Testing The Leapfrog Narrative: The Issue Of Intermittency

However, the issue of intermittency is a noticeably underappreciated risk when considering the leapfrog potential of renewable energy and the ability of variable energy sources to meet future electricity demand. An intermittent energy source, such as solar PV, fluctuates over multiple time horizons, and therefore is not continuously available for electricity generation. Without a baseload capacity in place to even out these supply fluctuations, the energy system will be left in shortfall in times of high demand. This issue of intermittency poses a particularly pertinent challenge to electricity markets in SSA given the general lack of dispatchable power capacity and very low or no reserve margin, which leaves little room for flexibility in the grid system.Considering the widely held expectation that the share of intermittent renewable energy will increase significantly in SSA’s power mix, there is a definite need for this issue to be addressed, both in literature and policymaking.

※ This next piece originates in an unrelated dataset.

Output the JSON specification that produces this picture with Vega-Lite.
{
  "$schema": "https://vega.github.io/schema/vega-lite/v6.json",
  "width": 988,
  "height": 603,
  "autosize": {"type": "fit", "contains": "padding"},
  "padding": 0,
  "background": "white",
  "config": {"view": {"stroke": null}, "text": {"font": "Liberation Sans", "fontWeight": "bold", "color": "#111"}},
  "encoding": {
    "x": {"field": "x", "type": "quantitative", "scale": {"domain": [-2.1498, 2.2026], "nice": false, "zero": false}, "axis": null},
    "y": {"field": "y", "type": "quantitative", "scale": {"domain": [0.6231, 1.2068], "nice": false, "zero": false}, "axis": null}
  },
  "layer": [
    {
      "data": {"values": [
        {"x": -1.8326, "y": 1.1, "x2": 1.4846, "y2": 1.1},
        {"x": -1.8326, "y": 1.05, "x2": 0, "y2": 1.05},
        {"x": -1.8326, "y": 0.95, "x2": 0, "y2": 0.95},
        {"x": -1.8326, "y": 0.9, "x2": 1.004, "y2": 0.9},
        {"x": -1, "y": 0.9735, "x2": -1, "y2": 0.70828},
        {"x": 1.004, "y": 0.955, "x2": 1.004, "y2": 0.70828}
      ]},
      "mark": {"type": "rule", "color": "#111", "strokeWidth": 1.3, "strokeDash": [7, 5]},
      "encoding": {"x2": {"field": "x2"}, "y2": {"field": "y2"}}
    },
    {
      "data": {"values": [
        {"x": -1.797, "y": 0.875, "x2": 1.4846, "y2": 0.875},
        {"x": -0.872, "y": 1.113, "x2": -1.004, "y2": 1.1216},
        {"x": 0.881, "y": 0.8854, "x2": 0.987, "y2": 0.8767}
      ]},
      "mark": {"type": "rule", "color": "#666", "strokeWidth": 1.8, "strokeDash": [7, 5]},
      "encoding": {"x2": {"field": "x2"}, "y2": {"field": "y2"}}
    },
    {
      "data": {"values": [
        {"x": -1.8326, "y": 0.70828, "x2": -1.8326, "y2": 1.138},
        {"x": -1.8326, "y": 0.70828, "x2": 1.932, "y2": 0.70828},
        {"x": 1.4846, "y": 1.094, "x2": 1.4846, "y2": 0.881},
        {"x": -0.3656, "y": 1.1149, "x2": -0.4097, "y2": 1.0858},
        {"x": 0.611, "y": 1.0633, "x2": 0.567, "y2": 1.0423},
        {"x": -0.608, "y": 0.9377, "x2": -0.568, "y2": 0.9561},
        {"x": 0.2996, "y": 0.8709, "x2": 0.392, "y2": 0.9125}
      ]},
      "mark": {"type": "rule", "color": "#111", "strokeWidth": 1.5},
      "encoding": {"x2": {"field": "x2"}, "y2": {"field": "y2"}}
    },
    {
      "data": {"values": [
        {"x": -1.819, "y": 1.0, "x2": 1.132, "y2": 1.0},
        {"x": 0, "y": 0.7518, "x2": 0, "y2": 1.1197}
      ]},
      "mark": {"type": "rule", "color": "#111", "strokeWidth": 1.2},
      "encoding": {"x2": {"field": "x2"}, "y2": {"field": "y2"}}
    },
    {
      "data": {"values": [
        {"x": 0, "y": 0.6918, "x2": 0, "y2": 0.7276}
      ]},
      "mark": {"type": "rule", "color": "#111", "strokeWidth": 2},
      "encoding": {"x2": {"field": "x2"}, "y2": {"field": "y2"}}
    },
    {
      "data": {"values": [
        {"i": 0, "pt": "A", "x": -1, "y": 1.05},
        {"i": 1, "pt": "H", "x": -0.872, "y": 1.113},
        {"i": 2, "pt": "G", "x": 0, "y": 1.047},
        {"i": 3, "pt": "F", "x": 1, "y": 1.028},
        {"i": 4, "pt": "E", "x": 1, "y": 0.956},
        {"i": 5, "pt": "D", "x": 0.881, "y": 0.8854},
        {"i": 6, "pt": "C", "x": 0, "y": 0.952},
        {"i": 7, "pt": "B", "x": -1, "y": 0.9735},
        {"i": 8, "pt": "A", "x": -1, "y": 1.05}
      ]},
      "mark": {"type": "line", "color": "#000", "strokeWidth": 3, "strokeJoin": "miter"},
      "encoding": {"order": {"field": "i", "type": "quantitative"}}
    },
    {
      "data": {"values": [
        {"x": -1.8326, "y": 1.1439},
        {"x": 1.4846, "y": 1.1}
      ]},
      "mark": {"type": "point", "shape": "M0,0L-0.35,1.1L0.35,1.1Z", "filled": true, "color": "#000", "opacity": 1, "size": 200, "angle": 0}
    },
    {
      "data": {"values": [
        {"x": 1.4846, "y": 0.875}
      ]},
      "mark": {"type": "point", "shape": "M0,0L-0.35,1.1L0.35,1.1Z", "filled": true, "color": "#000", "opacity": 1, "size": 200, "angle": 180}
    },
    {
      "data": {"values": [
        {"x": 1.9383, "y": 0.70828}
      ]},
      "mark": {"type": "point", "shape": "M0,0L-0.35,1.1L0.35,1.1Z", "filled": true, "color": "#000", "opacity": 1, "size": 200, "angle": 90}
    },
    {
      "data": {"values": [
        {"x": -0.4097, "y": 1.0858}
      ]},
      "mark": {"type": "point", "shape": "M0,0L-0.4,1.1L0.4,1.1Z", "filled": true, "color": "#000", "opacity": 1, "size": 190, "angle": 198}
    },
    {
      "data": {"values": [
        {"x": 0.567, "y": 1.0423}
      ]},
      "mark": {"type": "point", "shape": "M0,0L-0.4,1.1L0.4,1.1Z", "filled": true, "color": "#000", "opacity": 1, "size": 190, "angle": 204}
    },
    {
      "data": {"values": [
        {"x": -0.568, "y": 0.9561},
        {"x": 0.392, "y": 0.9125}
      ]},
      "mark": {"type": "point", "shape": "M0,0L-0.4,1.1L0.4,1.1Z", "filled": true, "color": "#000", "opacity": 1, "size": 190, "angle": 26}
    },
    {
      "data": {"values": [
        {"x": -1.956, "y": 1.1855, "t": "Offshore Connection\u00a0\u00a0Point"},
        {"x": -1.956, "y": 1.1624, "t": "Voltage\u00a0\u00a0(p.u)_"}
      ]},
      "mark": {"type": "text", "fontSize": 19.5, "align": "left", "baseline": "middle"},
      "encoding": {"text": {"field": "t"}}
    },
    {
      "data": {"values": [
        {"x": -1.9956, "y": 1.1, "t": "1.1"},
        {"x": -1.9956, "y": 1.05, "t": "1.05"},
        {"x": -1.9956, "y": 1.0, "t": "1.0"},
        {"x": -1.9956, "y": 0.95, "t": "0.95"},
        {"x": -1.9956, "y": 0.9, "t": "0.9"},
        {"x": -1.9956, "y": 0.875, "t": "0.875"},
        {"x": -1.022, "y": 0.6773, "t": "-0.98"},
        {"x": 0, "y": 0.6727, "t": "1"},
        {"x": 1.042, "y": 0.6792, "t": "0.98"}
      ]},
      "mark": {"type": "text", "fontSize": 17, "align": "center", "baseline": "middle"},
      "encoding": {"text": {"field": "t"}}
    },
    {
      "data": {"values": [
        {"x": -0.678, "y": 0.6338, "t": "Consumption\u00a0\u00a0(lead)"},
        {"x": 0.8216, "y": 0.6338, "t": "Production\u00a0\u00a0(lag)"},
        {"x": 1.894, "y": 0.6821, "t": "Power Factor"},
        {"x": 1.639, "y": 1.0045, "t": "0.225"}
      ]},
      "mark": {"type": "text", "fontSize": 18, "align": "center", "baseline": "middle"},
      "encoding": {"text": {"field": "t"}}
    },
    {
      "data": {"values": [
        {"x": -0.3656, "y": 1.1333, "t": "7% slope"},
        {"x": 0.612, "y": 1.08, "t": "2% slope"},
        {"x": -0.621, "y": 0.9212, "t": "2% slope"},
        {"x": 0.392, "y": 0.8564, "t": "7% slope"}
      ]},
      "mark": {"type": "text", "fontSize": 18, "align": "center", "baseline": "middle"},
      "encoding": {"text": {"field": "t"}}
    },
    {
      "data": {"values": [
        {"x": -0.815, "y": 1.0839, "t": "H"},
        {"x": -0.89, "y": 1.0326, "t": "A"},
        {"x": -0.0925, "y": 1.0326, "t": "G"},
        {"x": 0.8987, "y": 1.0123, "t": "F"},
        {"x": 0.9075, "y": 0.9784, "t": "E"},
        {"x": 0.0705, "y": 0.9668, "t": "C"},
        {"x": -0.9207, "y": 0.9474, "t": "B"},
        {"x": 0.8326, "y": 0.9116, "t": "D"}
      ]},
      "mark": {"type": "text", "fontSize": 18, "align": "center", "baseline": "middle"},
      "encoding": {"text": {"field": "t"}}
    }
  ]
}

Responses To Intermittency & The Challenges Ahead

Regional electricity trading, via power pools, and energy storage systems are often heralded as two optimal solutions for the integration of renewable energy. Both approaches enable much greater flexibility in the power system, making them attractive solutions to help balance the intermittency associated with variable renewable energy sources. However, the assumption that these solutions will be in place within the SSA region in the near-future is misguided given the prohibitive costs of grid-scale energy storage (outside of rural, off-grid settings) and the widespread operational bottlenecks facing regional grid interconnectivity.

While both energy storage and regional interconnection hold significant long-term potential in the SSA region, they will not provide a near-term fix for solving the intermittency challenge. Instead, it is likely that alternative baseload generating capacity will need to be built in conjunction with renewable energy capacity to ensure stable power supply. And the decisions made by governments on what capacity will be built now will shape the domestic energy policy for years to come, given that the projects that are commissioned will likely be running across a multi-decade horizon. In line with this, there will be wider implications for domestic emissions profiles, particularly if the baseload capacity that is built is thermal-based and inadvertently results in increased emissions from the power sector. Lastly, it is possible that the financing environment in the region will undergo a shake-up, with the realisation that a mixed generation portfolio will need to be supported.